Re: filling in the zeros...please help
by roboticus (Chancellor) on May 15, 2012 at 13:08 UTC

    david_lyon:

    Don't try to do it all in one pass, it'll just get too confusing. When you're just starting out, simpler is better. So use one pass to load the array, one pass to patch up the array, and then one to print the array. That way, you can more easily debug each pass. When you get more used to perl, you can start merging passes when you want.

    # Read the data table my @table; while (<>) { chomp; my ($start, $stop, $id, $id2) = split /\t/, $_; push @table, [ $start, $stop, $id1, $id2 ]; } # Patch up the data for (my $i=1; $i < $#table; ++$i) { # check surrounding items and patch the data, as needed . . . } # Print the new table for my $ar (@table) { my ($start, $stop, $id, $id2) = @$ar; print ..... }

    ...roboticus

    When your only tool is a hammer, all problems look like your thumb.

      Thank you roboticus that seems like what I am looking for. Can you give me an example of how to patch up the data, thats where I have been stuck on for some time. Thanks for your help

      # Patch up the data for (my $i=1; $i < $#table; ++$i) { # check surrounding items and patch the data, as needed . . . }
Re: filling in the zeros...please help
by jaredor (Priest) on May 15, 2012 at 18:16 UTC

    If you can hold everything in memory, this should come close to doing what you want. It has the following assumptions/behviors:

    • Each row has the same number of whitespace delimited fields (columns).
    • Zeroes starting a column or ending a column are meant to be zeroes after patching.
    • #!/usr/bin/env perl use Modern::Perl; use Data::Dump qw(pp); my %cols; my @patch_cols = qw(2 3); while (<DATA>) { my @row = split; push @{$cols{$_}}, $row[$_] for (0..$#row); } for my $col (@patch_cols) { my @fwd = @{$cols{$col}}; my @bwd = reverse @fwd; for my $i (1..$#fwd) { $fwd[$i] = $fwd[$i-1] if $fwd[$i] == 0; $bwd[$i] = $bwd[$i-1] if $bwd[$i] == 0; } @bwd = reverse @bwd; $fwd[$_] == $bwd[$_] and $cols{$col}->[$_] = $fwd[$_] for (0..$#fw +d); } say pp(\%cols); say pp(\@patch_cols); __DATA__ 1 100 1 2 101 200 1 2 201 300 1 0 301 400 1 0 401 500 0 2 501 600 0 2 601 700 0 0 701 800 1 1 801 900 1 2
      Thanks jaredor very much it helped me a lot.
      
      
      Do you know or anyone else know how to output the results in the same format at the input file ie tab delimited?
      
      Thanks so much again
      Dave
      

        Dave,

        You have a hash of arrays; each array is the same length; each array represents a column; the hash key for an array is the number of the column (starting at zero) that it represents. Because of this nice regularity, you can use a for loop like above and print out each row (starting from 0) with a simple print statement. (Actually, it would be even simpler to have an array of arrays, but not that much simpler for it to be worthwhile for me to go back and edit code from my mobile device.)
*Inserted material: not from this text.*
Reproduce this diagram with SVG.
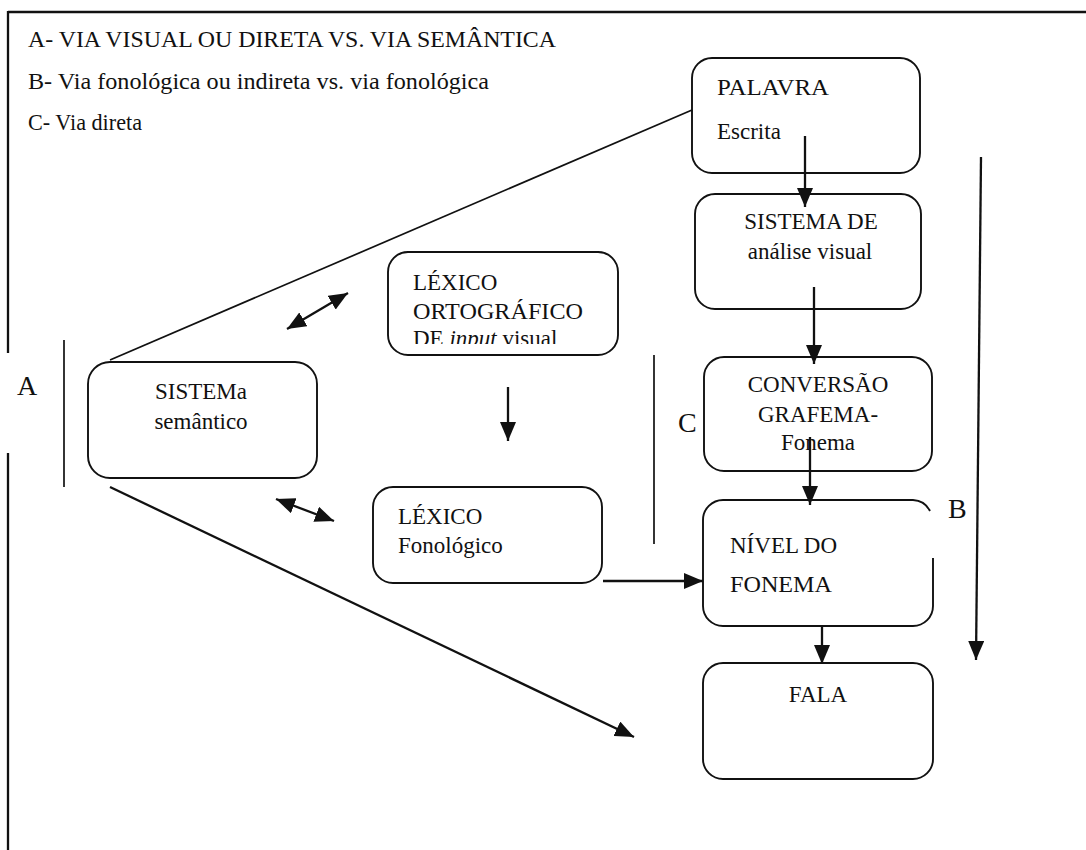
<svg xmlns="http://www.w3.org/2000/svg" width="1086" height="850" viewBox="0 0 1086 850">
<style>
  text { font-family: "Liberation Serif", Tinos, "Times New Roman", "DejaVu Serif", serif; font-size: 23px; fill: #111; }
  .big { font-size: 28px; }
  .box { fill: #fff; stroke: #111; stroke-width: 1.9; }
  .ln { fill: none; stroke: #111; stroke-width: 2.3; }
  .thin { fill: none; stroke: #111; stroke-width: 1.7; }
  .mid { text-anchor: middle; }
</style>
<defs>
  <marker id="ah" viewBox="0 0 19 16" refX="19" refY="8" markerWidth="19" markerHeight="16" orient="auto-start-reverse" markerUnits="userSpaceOnUse">
    <path d="M0,0 L19,8 L0,16 z" fill="#111"/>
  </marker>
  <clipPath id="clipOrto"><rect x="388" y="252" width="230" height="92"/></clipPath>
</defs>
<rect width="1086" height="850" fill="#fff"/>

<g id="frame">
  <line class="ln" x1="8" y1="12" x2="1086" y2="12"/>
  <line class="ln" x1="8" y1="11" x2="8" y2="353"/>
  <line class="ln" x1="8" y1="453" x2="8" y2="850"/>
</g>

<g id="legend">
  <text x="28" y="47" textLength="528" lengthAdjust="spacingAndGlyphs">A- VIA VISUAL OU DIRETA VS. VIA SEMÂNTICA</text>
  <text x="28" y="89" textLength="461" lengthAdjust="spacingAndGlyphs">B- Via fonológica ou indireta vs. via fonológica</text>
  <text x="28" y="130" textLength="114" lengthAdjust="spacingAndGlyphs">C- Via direta</text>
</g>

<g id="brackets">
  <line class="thin" x1="64" y1="340" x2="64" y2="487"/>
  <text class="big" x="17" y="395">A</text>
  <line class="thin" x1="654" y1="355" x2="654" y2="544"/>
  <text class="big" x="678" y="432">C</text>
  <text class="big" x="948" y="518">B</text>
</g>

<g id="palavra">
  <rect class="box" x="692" y="58" width="228" height="115" rx="20"/>
  <text x="717" y="95" textLength="112" lengthAdjust="spacingAndGlyphs">PALAVRA</text>
  <text x="717" y="139">Escrita</text>
</g>

<g id="sistema-analise">
  <rect class="box" x="695" y="194" width="226" height="115" rx="20"/>
  <text class="mid" x="811" y="229">SISTEMA DE</text>
  <text class="mid" x="810" y="259">análise visual</text>
</g>

<g id="lexico-ortografico">
  <rect class="box" x="388" y="252" width="230" height="103" rx="20"/>
  <g clip-path="url(#clipOrto)">
    <text x="413" y="290">LÉXICO</text>
    <text x="413" y="319" textLength="170" lengthAdjust="spacingAndGlyphs">ORTOGRÁFICO</text>
    <text x="413" y="346">DE <tspan font-style="italic">input</tspan> visual</text>
  </g>
</g>

<g id="sistema-semantico">
  <rect class="box" x="88" y="362" width="229" height="116" rx="22"/>
  <text class="mid" x="201" y="399">SISTEMa</text>
  <text class="mid" x="201" y="429">semântico</text>
</g>

<g id="lexico-fonologico">
  <rect class="box" x="373" y="487" width="229" height="96" rx="20"/>
  <text x="398" y="524">LÉXICO</text>
  <text x="398" y="553">Fonológico</text>
</g>

<g id="conversao">
  <rect class="box" x="704" y="357" width="228" height="114" rx="20"/>
  <text class="mid" x="818" y="392">CONVERSÃO</text>
  <text class="mid" x="818" y="422">GRAFEMA-</text>
  <text class="mid" x="818" y="450">Fonema</text>
</g>

<g id="nivel-fonema">
  <path class="box" d="M933,558 L933,606 A20,20 0 0 1 913,626 L723,626 A20,20 0 0 1 703,606 L703,520 A20,20 0 0 1 723,500 L913,500 A20,20 0 0 1 930,511"/>
  <text x="730" y="553">NÍVEL DO</text>
  <text x="730" y="592" textLength="102" lengthAdjust="spacingAndGlyphs">FONEMA</text>
</g>

<g id="fala">
  <rect class="box" x="703" y="663" width="230" height="116" rx="20"/>
  <text class="mid" x="818" y="702">FALA</text>
</g>

<g id="connectors">
  <line class="thin" x1="110" y1="360" x2="692" y2="110"/>
  <line class="ln" x1="805" y1="136" x2="805" y2="207" marker-end="url(#ah)"/>
  <line class="ln" x1="814" y1="287" x2="814" y2="364" marker-end="url(#ah)"/>
  <line class="ln" x1="810" y1="437" x2="810" y2="505" marker-end="url(#ah)"/>
  <line class="ln" x1="822" y1="626" x2="822" y2="664" marker-end="url(#ah)"/>
  <line class="ln" x1="981" y1="157" x2="976" y2="660" marker-end="url(#ah)"/>
  <line class="ln" x1="603" y1="581" x2="703" y2="581" marker-end="url(#ah)"/>
  <line class="ln" x1="508" y1="387" x2="508" y2="441" marker-end="url(#ah)"/>
  <line class="ln" x1="287" y1="329" x2="348" y2="293" marker-start="url(#ah)" marker-end="url(#ah)"/>
  <line class="ln" x1="276" y1="499" x2="334" y2="521" marker-start="url(#ah)" marker-end="url(#ah)"/>
  <line class="ln" x1="110" y1="487" x2="634" y2="737" marker-end="url(#ah)"/>
</g>
</svg>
        And since I'm not using a "real" keyboard at the moment, I'm not going to write out any lines of code. However, I probably shouldn't: You need to have the perl skills to do this relatively simple task. If you can't do this, then you probably don't understand what the above code is doing. You need to understand that first.
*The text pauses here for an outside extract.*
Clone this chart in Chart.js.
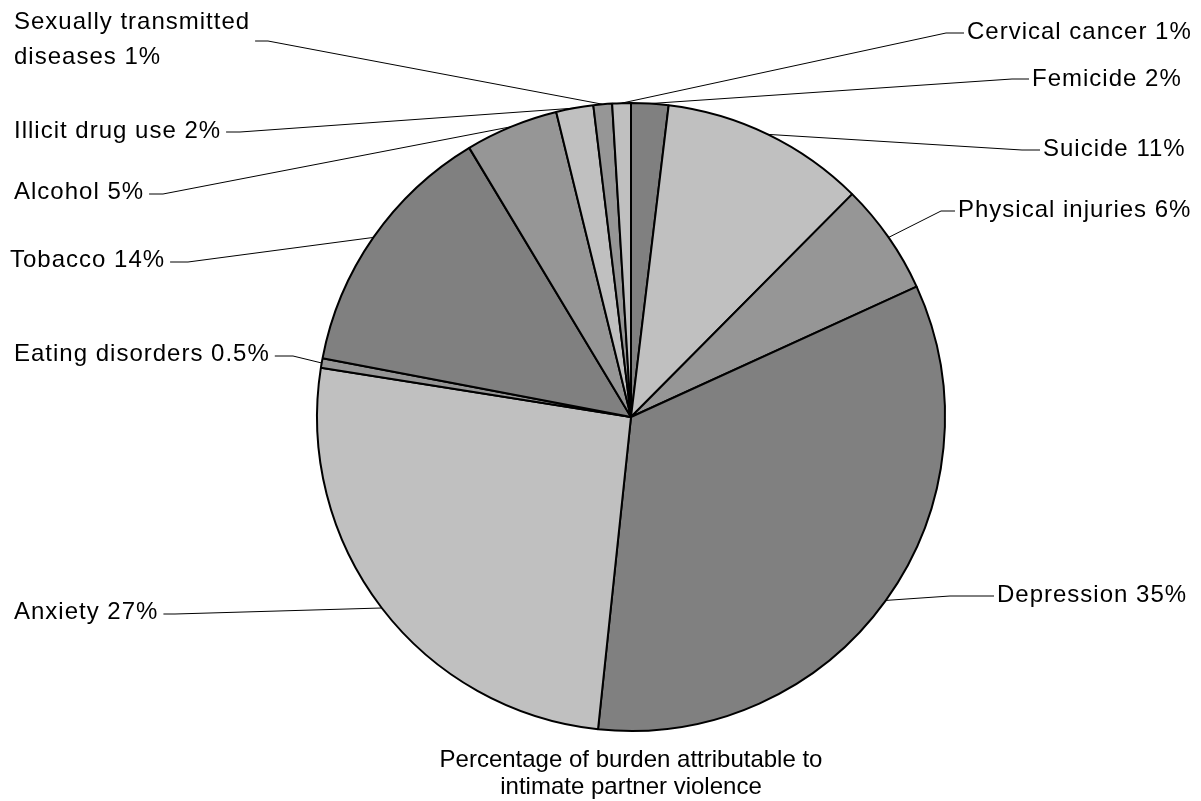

Re: filling in the zeros...please help
by Kenosis (Priest) on May 15, 2012 at 19:31 UTC

    Thank you, David, for posting the transformation rules; that helped. jaredor provided an excellent solution for you. Here's an option that uses a rules-embedded s///eg on the two columns as strings:

    use Modern::Perl; my ( @table, $id1, $id2, $i ); push @table, [ (split) ] while <DATA>; do { $id1 .= $_->[2]; $id2 .= $_->[3] } for @table; $id1 =~ s/(?<=(.))(0+)(?=(.))/$1==$3?$1 x length $2:$2/eg; $id2 =~ s/(?<=(.))(0+)(?=(.))/$1==$3?$1 x length $2:$2/eg; $i = 0; say "$_->[0]\t$_->[1]\t" . substr( $id1, $i, 1 ) . "\t" . substr( $id2, $i++, 1 ) for @table; __DATA__ 1 100 1 2 101 200 1 2 201 300 1 0 301 400 1 0 401 500 0 2 501 600 0 2 601 700 0 0 701 800 1 1 801 900 1 2

    Output:

    1 100 1 2 101 200 1 2 201 300 1 2 301 400 1 2 401 500 1 2 501 600 1 2 601 700 1 0 701 800 1 1 801 900 1 2

    This solution uses capture results, from within positive look-ahead and positive look-behind assertions, to check the two zero-enclosing digits for sameness by executing a ternary statement whose result is substituted for the enclosed zero(s).
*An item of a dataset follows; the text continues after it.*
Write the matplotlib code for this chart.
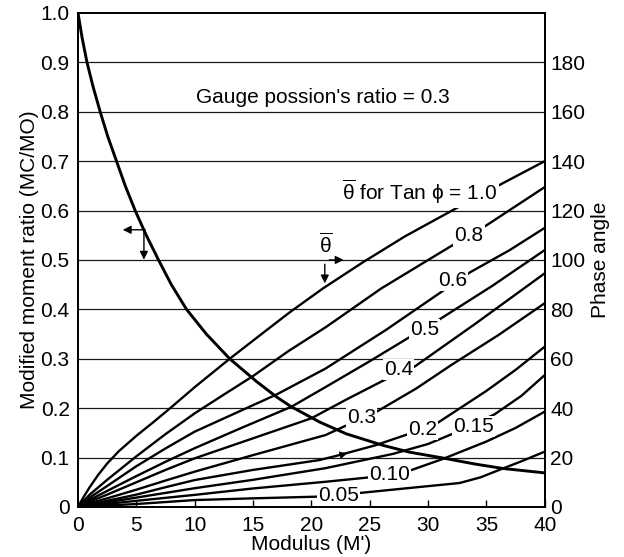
import matplotlib
matplotlib.use("Agg")
import matplotlib.pyplot as plt

plt.rcParams["font.family"] = ["Liberation Sans", "DejaVu Sans"]
plt.rcParams["mathtext.fontset"] = "custom"
plt.rcParams["mathtext.rm"] = "Liberation Sans"
plt.rcParams["mathtext.it"] = "Liberation Sans"

# Moment ratio curve (left axis)
mom_x = [0, 0.35, 0.77, 1.3, 1.9, 2.55, 3.3, 4.05, 4.9, 5.85, 6.9, 8.0, 9.3, 11.0, 13.0,
         15.3, 17.0, 18.2, 20.7, 23.0, 26.1, 28.4, 31.3, 34.0, 36.4, 40]
mom_y = [1.0, 0.95, 0.9, 0.85, 0.8, 0.75, 0.7, 0.65, 0.6, 0.55, 0.5, 0.45, 0.4, 0.35, 0.3,
         0.254, 0.223, 0.204, 0.172, 0.148, 0.125, 0.111, 0.099, 0.087, 0.078, 0.069]

# Phase angle curves (right axis, degrees), keyed by Tan phi
phase = {
    "1.0":  ([0, 0.5, 1, 1.7, 2.5, 3.5, 5, 6.5, 7.9, 10, 13, 16, 18.2, 21, 24.4, 28, 31.9, 35.3, 40],
             [0, 4.2, 8, 12.8, 17.6, 22.6, 28.8, 34.5, 40, 48.5, 60, 71, 79, 88.5, 99, 109.5, 119.6, 128.3, 140]),
    "0.8":  ([0, 1, 2.5, 5, 7.5, 10, 12.5, 15, 18, 21.3, 26, 31.9, 35, 40],
             [0, 5, 11, 20.5, 29.5, 37.9, 45.5, 53, 63, 73, 88.5, 105.4, 114, 129.5]),
    "0.6":  ([0, 1, 2.5, 5, 7.5, 10, 13.5, 17, 21.2, 26.4, 31.4, 33.6, 37, 40],
             [0, 3.8, 8.5, 16.5, 23.7, 30.5, 38, 45.5, 56, 71.7, 87.9, 95, 104, 113]),
    "0.5":  ([0, 1, 2.5, 5, 7.5, 10, 14, 18.3, 21.2, 25, 28.5, 31, 35.5, 40],
             [0, 2.9, 6.5, 12.5, 18.3, 23.8, 32, 40.6, 48.5, 59, 69, 76, 89.5, 104]),
    "0.4":  ([0, 1, 2.5, 5, 7.5, 10, 15, 20, 23, 26.3, 28.9, 34, 40],
             [0, 2.2, 5, 10, 15, 19.7, 27.8, 35.9, 43.5, 51.5, 57, 74, 94.6]),
    "0.3":  ([0, 1, 2.5, 5, 7.5, 10, 15, 21.2, 23, 25.6, 29, 32, 36, 40],
             [0, 1.5, 3.5, 7, 10.7, 14.3, 21, 29.1, 33, 38.6, 48, 57.5, 69.5, 82.5]),
    "0.2":  ([0, 2.5, 5, 7.5, 10, 15, 20.7, 22.4, 25.5, 28.3, 30.8, 35, 37.5, 40],
             [0, 2.5, 5, 8, 10.9, 15, 19, 21, 25, 29.5, 34, 47, 55.5, 64.9]),
    "0.15": ([0, 5, 10, 15, 21.2, 27, 30, 32.3, 35.7, 38, 40],
             [0, 3.8, 7.6, 11, 15.7, 21.5, 25.5, 30, 37.5, 45, 53.4]),
    "0.10": ([0, 5, 10, 15, 21.2, 25, 28.6, 31.3, 35, 37.5, 40],
             [0, 2.5, 4.9, 7.5, 10.2, 12, 15, 19.5, 26.5, 32, 38.6]),
    "0.05": ([0, 5, 10, 15, 20.7, 24.2, 28, 32.7, 34.5, 36.1, 38, 40],
             [0, 1.2, 2.8, 3.5, 4.2, 5.7, 7.5, 9.7, 12, 15, 18.5, 22.4]),
}

# inline label positions (x, degrees)
label_pos = {
    "0.8": (33.5, 110), "0.6": (32.1, 91.5), "0.5": (29.7, 71.7),
    "0.4": (27.5, 55.5), "0.3": (24.3, 36.4), "0.2": (29.5, 31.2),
    "0.15": (33.9, 32.4), "0.10": (26.7, 13), "0.05": (22.3, 4.5),
}

x_ticks = [0, 5, 10, 15, 20, 25, 30, 35, 40]
left_ticks = [0, 0.1, 0.2, 0.3, 0.4, 0.5, 0.6, 0.7, 0.8, 0.9, 1.0]
left_labels = ["0", "0.1", "0.2", "0.3", "0.4", "0.5", "0.6", "0.7", "0.8", "0.9", "1.0"]
right_ticks = [0, 20, 40, 60, 80, 100, 120, 140, 160, 180]

fig = plt.figure(figsize=(6.24, 5.57), dpi=100)
ax = fig.add_axes([0.125, 0.0898, 0.748, 0.887])
ax2 = ax.twinx()

fs = 15
for yv in left_ticks[1:-1]:
    ax.axhline(yv, color="0.1", lw=0.9, zorder=1)

ax.plot(mom_x, mom_y, color="black", lw=2.1, zorder=3)

for key, (xs, ys) in phase.items():
    ax2.plot(xs, ys, color="black", lw=1.7, zorder=3)
for key, (lx, ly) in label_pos.items():
    ax2.text(lx, ly, key, fontsize=fs, ha="center", va="center", zorder=5,
             bbox=dict(boxstyle="square,pad=0.05", fc="white", ec="none"))

ax2.text(22.6, 127.5, r"$\overline{\theta}$ for Tan $\phi$ = 1.0", fontsize=fs,
         ha="left", va="center", zorder=5,
         bbox=dict(boxstyle="square,pad=0.1", fc="white", ec="none"))

ax.text(10.1, 0.828, "Gauge possion's ratio = 0.3", fontsize=fs, ha="left", va="center")

# arrow annotations
arr = dict(arrowstyle="-|>", color="black", lw=1.0, mutation_scale=12)
ax.annotate("", xy=(3.6, 0.561), xytext=(6.0, 0.561), arrowprops=arr)
ax.annotate("", xy=(5.65, 0.495), xytext=(5.65, 0.563), arrowprops=arr)
ax.text(21.2, 0.53, r"$\overline{\theta}$", fontsize=fs, ha="center", va="center")
ax.annotate("", xy=(23.0, 0.5), xytext=(21.3, 0.5), arrowprops=arr)
ax.annotate("", xy=(21.15, 0.447), xytext=(21.15, 0.497), arrowprops=arr)
ax2.annotate("", xy=(23.3, 22.0), xytext=(21.2, 19.4),
             arrowprops=dict(arrowstyle="-|>", color="black", lw=0, mutation_scale=14))

ax.set_xlim(0, 40)
ax.set_ylim(0, 1.0)
ax2.set_ylim(0, 200)
ax.set_xticks(x_ticks)
ax.set_xticklabels([str(v) for v in x_ticks], fontsize=fs)
ax.set_yticks(left_ticks)
ax.set_yticklabels(left_labels, fontsize=fs)
ax2.set_yticks(right_ticks)
ax2.set_yticklabels([str(v) for v in right_ticks], fontsize=fs)

ax.tick_params(axis="x", direction="in", length=5, width=1, pad=6.5)
ax.tick_params(axis="y", length=0, pad=6)
ax2.tick_params(axis="y", length=0, pad=4)

for a in (ax, ax2):
    for s in a.spines.values():
        s.set_linewidth(1.3)

ax.set_xlabel("Modulus (M')", fontsize=fs, labelpad=0)
ax.set_ylabel("Modified moment ratio (MC/MO)", fontsize=fs)
ax.yaxis.set_label_coords(-0.083, 0.5)
ax2.set_ylabel("Phase angle", fontsize=fs)
ax2.yaxis.set_label_coords(1.10, 0.5)

fig.savefig("out.png", dpi=100)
      Thank you very much Kenosis. This is very useful and helped a lot.
Re: filling in the zeros...please help
by Kenosis (Priest) on May 15, 2012 at 14:52 UTC

    david lyon,

    roboticus provided an excellent framework. Can you help me understand or detail the rules for transforming the zeros into non-zero values? Perhaps a little psudocode would help.

      
      HI
      
       Kenosis thanks for your help, so from the above data file input example, then column 3 we have:
      
      1,1,1,1,0,0,0,1,1
      which the 3 zeros can get transformed to 1,1,1 because its surrounded by the same number '1' ie:
      1,1,1,1,1,1,1,1,1
      
      in the next column we have
      2,2,0,0,2,2,0,1,2
      only the 2 zeros in between the 2' can be changed since its surrounded by the same number '2' ie:
      2,2,2,2,2,2,0,1,2
      The zero at the 7th element cant be changed to zero since its surrounded by not the same number '2' and '1'
      
      
      The file has dozens of columns and hundreds of rows and I have to apply this rule  as I walk down each column.
      
      The rule is to fill in zero block in each column only where the numbers before the start and after the end of the zero blocks are the same.
      
      
      Thanks again for everyones help and would appreciate any code.
      
      
Re: filling in the zeros...please help
by Kenosis (Priest) on May 16, 2012 at 01:45 UTC

    You're most welcome, David. Am glad it helped.